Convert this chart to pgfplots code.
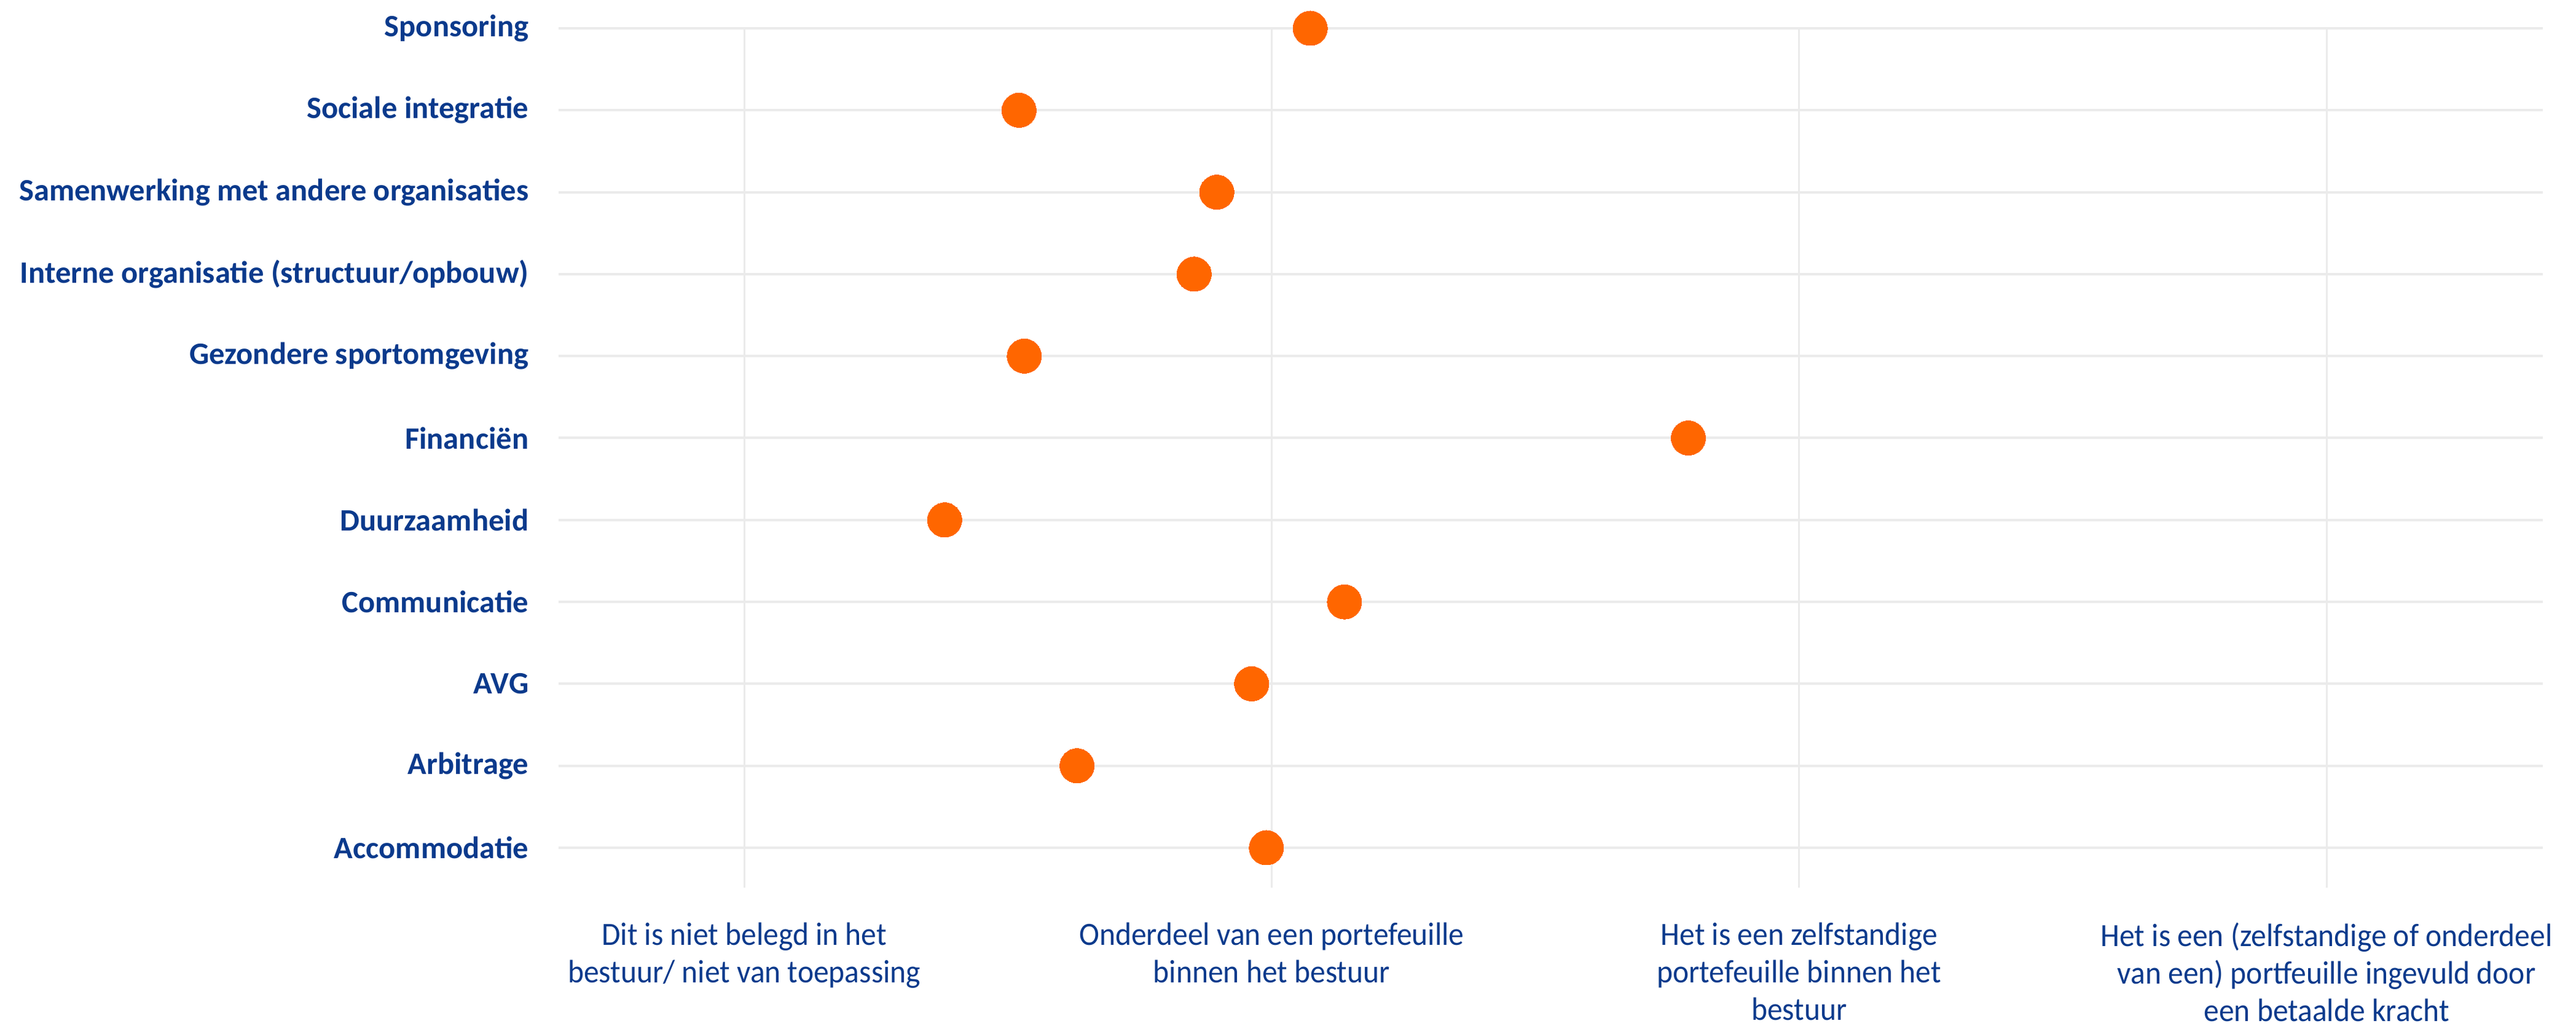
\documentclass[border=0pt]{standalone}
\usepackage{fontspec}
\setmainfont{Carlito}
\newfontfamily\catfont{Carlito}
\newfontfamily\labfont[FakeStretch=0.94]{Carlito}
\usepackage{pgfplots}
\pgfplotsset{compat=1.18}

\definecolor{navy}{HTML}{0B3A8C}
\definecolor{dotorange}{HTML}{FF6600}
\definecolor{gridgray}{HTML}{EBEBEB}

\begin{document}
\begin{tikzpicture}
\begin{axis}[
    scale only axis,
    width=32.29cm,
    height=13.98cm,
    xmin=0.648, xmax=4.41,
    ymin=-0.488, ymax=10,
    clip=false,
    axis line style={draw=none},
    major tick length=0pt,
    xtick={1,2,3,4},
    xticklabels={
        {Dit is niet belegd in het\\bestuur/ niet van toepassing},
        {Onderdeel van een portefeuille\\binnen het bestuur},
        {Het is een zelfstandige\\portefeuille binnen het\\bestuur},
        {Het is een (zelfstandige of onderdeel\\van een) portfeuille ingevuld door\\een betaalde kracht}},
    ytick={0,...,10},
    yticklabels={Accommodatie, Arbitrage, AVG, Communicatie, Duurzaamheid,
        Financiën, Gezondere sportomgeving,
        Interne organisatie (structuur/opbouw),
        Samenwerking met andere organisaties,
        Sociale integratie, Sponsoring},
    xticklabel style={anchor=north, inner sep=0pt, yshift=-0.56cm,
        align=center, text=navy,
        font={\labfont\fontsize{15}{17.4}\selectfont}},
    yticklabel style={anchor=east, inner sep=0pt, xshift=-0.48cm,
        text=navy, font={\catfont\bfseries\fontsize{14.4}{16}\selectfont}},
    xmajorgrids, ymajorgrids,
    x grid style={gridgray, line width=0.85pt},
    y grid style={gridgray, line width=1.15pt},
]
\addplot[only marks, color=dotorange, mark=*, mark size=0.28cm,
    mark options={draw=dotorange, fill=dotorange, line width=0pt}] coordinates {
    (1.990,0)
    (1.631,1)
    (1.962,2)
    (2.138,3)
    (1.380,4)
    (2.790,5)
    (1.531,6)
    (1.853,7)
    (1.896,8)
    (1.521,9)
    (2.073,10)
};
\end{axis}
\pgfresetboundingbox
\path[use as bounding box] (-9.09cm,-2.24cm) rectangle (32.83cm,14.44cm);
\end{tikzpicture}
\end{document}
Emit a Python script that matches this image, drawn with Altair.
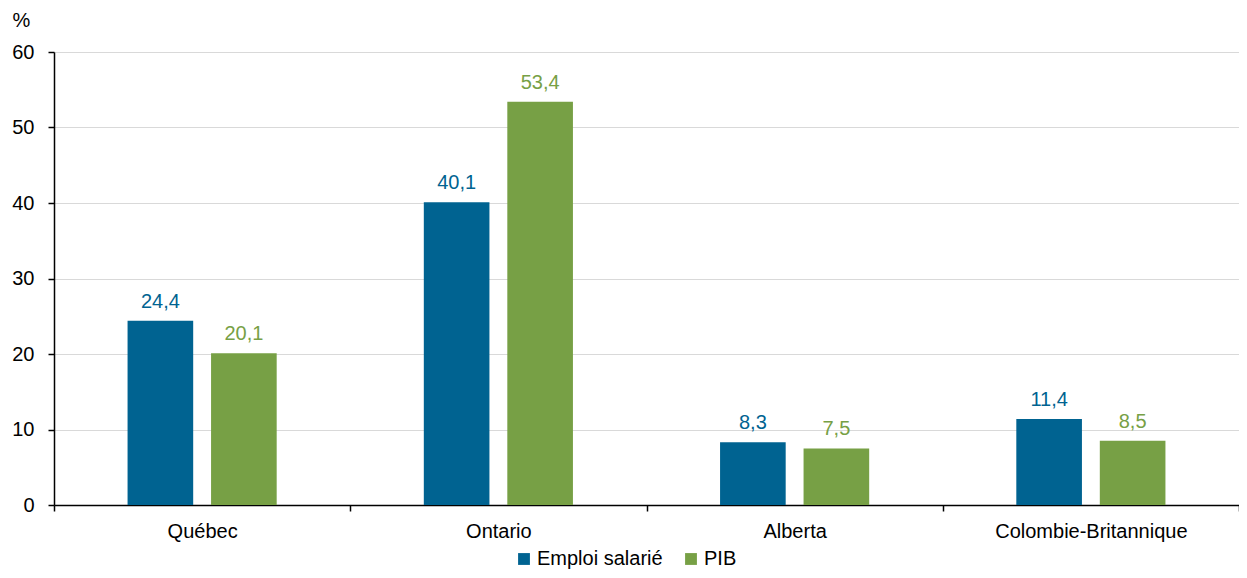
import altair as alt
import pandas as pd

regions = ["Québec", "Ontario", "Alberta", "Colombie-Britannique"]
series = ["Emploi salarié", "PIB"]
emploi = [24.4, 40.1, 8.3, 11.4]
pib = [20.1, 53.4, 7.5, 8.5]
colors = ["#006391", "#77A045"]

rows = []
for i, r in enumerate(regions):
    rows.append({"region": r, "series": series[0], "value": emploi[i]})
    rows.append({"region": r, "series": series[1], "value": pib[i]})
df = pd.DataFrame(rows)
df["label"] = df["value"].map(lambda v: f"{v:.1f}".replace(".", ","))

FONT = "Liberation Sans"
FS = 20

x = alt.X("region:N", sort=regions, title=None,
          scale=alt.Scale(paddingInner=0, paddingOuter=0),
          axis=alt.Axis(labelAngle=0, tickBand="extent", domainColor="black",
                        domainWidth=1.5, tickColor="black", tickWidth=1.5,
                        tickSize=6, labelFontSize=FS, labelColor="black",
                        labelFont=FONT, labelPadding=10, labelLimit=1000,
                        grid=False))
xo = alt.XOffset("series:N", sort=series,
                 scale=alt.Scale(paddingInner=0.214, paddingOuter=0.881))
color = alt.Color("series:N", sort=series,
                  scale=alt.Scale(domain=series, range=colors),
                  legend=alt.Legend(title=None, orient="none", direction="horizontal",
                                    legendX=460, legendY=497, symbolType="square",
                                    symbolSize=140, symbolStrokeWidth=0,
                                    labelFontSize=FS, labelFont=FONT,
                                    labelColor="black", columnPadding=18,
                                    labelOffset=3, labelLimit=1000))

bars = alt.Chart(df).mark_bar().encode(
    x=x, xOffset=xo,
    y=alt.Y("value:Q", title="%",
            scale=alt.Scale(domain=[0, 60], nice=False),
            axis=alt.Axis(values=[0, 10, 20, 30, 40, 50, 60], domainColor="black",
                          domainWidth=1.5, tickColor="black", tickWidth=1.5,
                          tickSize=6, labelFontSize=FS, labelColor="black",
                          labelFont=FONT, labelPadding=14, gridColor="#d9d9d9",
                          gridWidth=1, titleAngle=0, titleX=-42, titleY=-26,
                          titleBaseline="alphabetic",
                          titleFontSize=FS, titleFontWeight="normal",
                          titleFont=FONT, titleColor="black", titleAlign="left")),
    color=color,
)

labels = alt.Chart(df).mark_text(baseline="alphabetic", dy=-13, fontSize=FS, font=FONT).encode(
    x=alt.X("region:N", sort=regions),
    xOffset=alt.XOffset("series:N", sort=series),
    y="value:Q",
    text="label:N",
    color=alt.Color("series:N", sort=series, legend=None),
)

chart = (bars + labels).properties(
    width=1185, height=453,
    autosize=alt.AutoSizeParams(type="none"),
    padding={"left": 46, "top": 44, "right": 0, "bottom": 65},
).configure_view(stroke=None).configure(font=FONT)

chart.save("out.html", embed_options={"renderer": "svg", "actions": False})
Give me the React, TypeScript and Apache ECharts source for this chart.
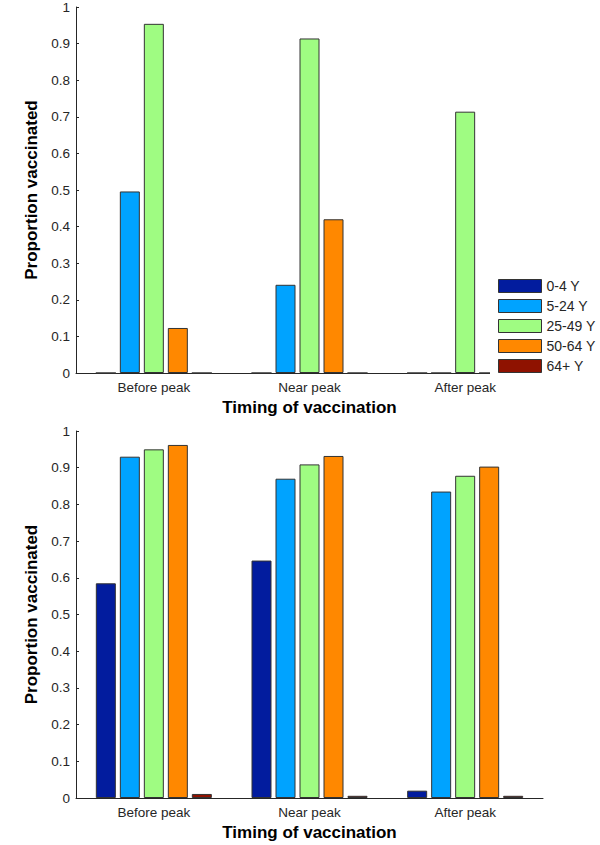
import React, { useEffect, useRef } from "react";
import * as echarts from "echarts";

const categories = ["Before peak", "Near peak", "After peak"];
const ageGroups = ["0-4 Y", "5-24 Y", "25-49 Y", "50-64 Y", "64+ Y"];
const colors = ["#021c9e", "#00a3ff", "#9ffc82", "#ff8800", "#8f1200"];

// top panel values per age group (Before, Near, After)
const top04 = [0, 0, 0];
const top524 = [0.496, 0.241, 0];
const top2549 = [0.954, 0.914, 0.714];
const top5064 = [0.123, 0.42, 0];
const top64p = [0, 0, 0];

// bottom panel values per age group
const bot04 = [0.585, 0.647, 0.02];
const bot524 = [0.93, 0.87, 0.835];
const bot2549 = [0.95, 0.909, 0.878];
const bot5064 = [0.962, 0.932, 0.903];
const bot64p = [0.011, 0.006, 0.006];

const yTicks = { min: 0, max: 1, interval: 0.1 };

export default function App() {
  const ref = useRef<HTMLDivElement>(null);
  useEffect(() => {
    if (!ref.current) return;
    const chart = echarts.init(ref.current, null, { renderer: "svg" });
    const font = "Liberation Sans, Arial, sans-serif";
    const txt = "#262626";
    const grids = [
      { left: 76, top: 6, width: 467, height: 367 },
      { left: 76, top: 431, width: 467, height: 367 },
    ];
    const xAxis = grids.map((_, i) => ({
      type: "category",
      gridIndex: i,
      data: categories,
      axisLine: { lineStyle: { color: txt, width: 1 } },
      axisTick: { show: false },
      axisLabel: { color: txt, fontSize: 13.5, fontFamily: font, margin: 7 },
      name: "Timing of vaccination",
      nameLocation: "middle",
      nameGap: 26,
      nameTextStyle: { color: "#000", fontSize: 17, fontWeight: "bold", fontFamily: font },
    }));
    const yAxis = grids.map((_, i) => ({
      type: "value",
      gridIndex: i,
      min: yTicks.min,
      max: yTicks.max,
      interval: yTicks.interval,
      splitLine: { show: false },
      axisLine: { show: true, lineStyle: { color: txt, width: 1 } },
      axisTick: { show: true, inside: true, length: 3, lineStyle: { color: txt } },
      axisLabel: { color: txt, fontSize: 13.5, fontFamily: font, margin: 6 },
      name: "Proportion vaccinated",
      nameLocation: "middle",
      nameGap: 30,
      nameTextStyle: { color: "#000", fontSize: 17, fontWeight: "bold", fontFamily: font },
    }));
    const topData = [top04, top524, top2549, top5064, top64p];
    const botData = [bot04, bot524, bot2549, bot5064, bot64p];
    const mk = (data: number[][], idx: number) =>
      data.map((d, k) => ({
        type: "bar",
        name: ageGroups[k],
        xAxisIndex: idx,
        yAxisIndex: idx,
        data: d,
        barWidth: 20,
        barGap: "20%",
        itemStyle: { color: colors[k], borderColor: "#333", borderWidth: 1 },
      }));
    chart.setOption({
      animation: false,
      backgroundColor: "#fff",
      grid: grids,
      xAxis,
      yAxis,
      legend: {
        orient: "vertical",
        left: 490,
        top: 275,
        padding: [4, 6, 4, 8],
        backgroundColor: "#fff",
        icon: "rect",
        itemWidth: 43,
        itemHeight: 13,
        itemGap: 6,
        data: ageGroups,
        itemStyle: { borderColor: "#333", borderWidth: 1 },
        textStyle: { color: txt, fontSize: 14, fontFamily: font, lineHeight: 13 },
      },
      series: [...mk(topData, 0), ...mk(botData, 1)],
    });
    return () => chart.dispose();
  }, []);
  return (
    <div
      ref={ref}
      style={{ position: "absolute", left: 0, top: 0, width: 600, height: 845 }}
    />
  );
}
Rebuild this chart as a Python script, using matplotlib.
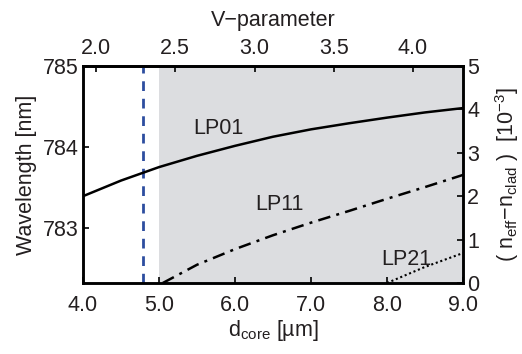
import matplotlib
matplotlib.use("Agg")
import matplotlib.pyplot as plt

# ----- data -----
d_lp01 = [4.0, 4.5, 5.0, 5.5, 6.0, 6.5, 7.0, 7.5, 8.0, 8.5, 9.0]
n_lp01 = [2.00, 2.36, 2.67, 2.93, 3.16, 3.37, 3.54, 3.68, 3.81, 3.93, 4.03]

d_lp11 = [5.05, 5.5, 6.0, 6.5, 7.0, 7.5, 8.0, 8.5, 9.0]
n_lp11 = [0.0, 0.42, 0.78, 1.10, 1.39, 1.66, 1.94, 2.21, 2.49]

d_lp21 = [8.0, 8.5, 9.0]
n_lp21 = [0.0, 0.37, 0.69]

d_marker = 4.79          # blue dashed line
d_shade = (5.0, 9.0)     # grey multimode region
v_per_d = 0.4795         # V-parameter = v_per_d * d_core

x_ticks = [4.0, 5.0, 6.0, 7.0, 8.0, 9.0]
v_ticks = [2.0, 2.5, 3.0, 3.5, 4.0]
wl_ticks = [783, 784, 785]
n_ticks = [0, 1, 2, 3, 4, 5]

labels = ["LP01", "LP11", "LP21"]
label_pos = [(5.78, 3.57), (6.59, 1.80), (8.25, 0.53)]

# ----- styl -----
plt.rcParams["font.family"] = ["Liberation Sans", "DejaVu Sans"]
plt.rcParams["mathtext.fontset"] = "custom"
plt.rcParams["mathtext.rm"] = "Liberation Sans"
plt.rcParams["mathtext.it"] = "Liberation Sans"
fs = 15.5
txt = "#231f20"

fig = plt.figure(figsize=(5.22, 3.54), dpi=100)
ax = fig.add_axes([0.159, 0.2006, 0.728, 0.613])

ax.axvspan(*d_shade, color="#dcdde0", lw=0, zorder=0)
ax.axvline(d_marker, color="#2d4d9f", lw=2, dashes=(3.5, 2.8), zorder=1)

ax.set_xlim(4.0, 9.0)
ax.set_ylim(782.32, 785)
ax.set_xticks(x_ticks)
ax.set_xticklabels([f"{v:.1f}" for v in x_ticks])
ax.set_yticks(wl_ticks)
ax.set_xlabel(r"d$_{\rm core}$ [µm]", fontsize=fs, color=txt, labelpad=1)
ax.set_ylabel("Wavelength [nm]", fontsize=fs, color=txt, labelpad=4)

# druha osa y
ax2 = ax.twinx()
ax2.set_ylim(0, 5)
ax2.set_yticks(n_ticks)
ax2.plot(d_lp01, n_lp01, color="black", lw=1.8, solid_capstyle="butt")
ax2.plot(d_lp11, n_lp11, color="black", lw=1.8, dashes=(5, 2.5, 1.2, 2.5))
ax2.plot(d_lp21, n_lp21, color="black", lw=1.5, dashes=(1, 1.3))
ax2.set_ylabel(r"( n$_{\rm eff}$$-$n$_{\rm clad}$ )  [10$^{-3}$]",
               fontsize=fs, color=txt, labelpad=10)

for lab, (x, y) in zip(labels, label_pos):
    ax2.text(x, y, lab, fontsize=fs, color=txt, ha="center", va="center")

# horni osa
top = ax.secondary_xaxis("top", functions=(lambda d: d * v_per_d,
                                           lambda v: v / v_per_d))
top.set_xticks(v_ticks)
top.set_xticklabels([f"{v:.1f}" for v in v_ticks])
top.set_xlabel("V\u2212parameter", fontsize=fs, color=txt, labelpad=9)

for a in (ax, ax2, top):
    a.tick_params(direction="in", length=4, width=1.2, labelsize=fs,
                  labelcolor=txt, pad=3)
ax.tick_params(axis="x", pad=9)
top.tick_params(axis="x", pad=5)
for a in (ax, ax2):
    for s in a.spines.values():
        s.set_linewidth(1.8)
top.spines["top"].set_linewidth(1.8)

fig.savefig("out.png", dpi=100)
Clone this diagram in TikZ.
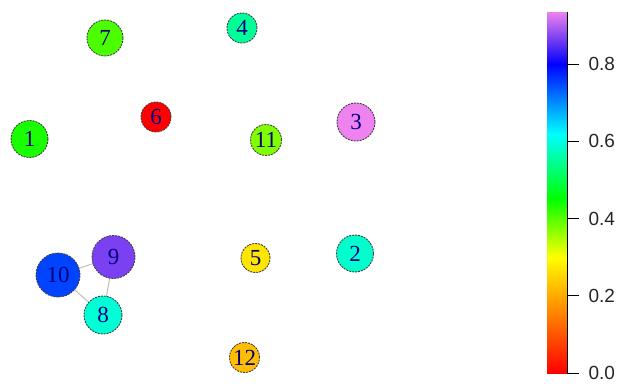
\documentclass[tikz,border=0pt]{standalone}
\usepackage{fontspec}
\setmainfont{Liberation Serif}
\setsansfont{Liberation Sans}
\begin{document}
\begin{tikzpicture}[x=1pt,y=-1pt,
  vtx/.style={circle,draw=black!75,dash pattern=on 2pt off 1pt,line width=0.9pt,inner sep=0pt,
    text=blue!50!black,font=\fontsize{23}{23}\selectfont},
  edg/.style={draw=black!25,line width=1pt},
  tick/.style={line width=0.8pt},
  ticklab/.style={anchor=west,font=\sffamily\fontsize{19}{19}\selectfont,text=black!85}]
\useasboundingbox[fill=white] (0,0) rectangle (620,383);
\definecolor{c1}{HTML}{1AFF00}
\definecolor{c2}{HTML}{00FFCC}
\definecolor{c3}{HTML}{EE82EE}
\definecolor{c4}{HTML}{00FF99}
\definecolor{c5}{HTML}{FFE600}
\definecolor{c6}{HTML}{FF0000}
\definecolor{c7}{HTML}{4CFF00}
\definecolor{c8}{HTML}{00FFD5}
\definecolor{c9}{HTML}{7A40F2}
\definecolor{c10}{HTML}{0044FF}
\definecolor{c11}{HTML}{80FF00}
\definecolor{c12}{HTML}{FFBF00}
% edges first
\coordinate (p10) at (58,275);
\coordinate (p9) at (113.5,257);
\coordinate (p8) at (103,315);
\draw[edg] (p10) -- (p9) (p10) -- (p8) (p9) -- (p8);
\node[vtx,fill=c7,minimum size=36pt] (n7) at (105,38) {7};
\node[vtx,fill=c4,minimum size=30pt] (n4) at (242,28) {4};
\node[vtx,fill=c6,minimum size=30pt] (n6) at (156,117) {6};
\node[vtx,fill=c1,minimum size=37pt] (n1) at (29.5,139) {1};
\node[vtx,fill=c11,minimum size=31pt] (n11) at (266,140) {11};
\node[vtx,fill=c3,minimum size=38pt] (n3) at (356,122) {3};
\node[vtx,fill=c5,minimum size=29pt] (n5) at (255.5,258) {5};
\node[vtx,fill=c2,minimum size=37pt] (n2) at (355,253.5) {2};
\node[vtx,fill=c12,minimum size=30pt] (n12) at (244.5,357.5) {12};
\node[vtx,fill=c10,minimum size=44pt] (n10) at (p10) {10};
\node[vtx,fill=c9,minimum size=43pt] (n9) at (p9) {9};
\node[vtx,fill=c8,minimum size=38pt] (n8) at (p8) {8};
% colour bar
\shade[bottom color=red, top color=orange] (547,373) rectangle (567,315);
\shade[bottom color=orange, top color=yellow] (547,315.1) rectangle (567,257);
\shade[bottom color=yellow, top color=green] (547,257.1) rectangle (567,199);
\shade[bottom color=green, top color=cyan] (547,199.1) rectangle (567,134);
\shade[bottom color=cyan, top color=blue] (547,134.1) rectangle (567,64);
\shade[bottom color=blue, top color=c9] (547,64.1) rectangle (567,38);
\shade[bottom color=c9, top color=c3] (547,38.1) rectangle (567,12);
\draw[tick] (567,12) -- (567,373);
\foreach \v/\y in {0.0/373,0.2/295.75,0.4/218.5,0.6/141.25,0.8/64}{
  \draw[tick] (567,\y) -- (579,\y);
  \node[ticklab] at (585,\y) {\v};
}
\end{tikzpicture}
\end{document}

☆ ☆ ☆ ☆

YOUR INSTRUCTIONS: Exactly the lines starting at the line containing "Emit a Python" and ending at the line containing "labelOffset=3, labelLimit=1000))" should be transcribed, both included; omit the pictures.

COMPLETED TASK:
Emit a Python script that matches this image, drawn with Altair.
import altair as alt
import pandas as pd

regions = ["Québec", "Ontario", "Alberta", "Colombie-Britannique"]
series = ["Emploi salarié", "PIB"]
emploi = [24.4, 40.1, 8.3, 11.4]
pib = [20.1, 53.4, 7.5, 8.5]
colors = ["#006391", "#77A045"]

rows = []
for i, r in enumerate(regions):
    rows.append({"region": r, "series": series[0], "value": emploi[i]})
    rows.append({"region": r, "series": series[1], "value": pib[i]})
df = pd.DataFrame(rows)
df["label"] = df["value"].map(lambda v: f"{v:.1f}".replace(".", ","))

FONT = "Liberation Sans"
FS = 20

x = alt.X("region:N", sort=regions, title=None,
          scale=alt.Scale(paddingInner=0, paddingOuter=0),
          axis=alt.Axis(labelAngle=0, tickBand="extent", domainColor="black",
                        domainWidth=1.5, tickColor="black", tickWidth=1.5,
                        tickSize=6, labelFontSize=FS, labelColor="black",
                        labelFont=FONT, labelPadding=10, labelLimit=1000,
                        grid=False))
xo = alt.XOffset("series:N", sort=series,
                 scale=alt.Scale(paddingInner=0.214, paddingOuter=0.881))
color = alt.Color("series:N", sort=series,
                  scale=alt.Scale(domain=series, range=colors),
                  legend=alt.Legend(title=None, orient="none", direction="horizontal",
                                    legendX=460, legendY=497, symbolType="square",
                                    symbolSize=140, symbolStrokeWidth=0,
                                    labelFontSize=FS, labelFont=FONT,
                                    labelColor="black", columnPadding=18,
                                    labelOffset=3, labelLimit=1000))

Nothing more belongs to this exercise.